Great Depression Photo Editor Ruthlessly Nixed Thousands of Negatives with Hole Punch

Steve Law
Steve Law
Published in
2 min readApr 6, 2016

Roy Stryker was an American economist known for leading a photo documentary project highlighting the Farm Security Administration’s (FSA) efforts in providing aid and relief to the impoverished during the Great Depression in the 1930s.

He achieved this by assembling a team of talented photographers who he would instruct on what to photograph for the project. If Stryker didn’t like what he saw, he would blemish the negative with an unsightly hole punch and even going as far as to shoot for the face with his murder weapon.

While photographs such as Migrant Mother were selected by Stryker for showing a desired facet of rural poverty, there were many other photographs that didn’t make the cut and were taken out in the most punishing manner.

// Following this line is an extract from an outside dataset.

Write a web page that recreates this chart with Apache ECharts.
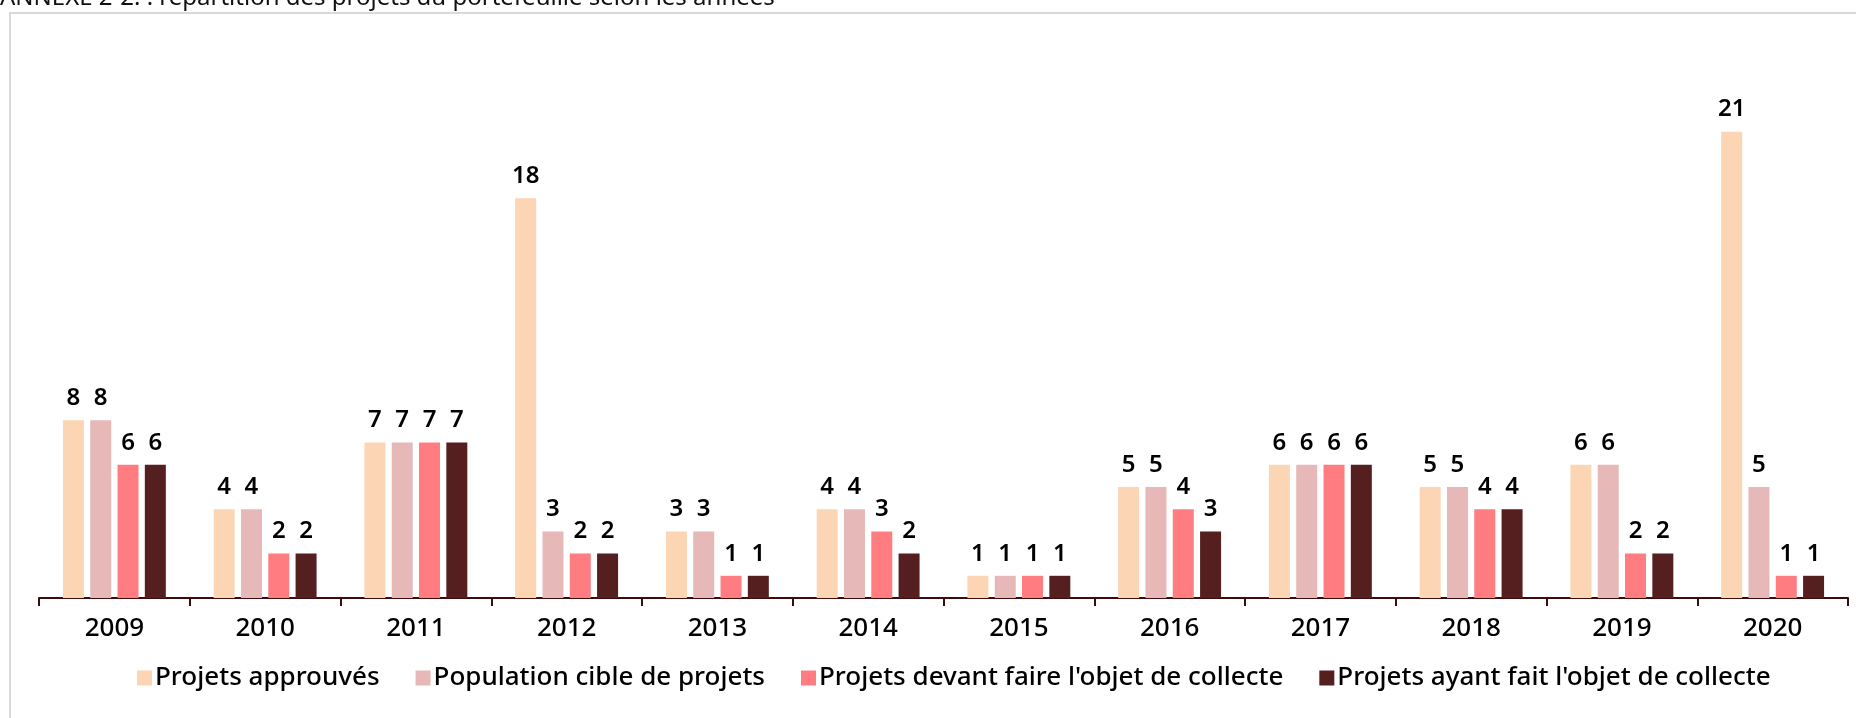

Perhaps it was the smiling faces or a lack of emotional narrative that led Stryker to reject these particular photos from the record. Either way,

the ruthless photo editor would punch a hole through the negative in an attempt to wipe the image clean from the record.

His dictatorial editing style was heavily criticised at the time by the photographers who would complain about the extreme elimination process which finally ceased in 1939.

Thankfully, the hole punched photos can still be found in the archives of the Library of Congress living alongside the photos that shaped our image of the Great Depression.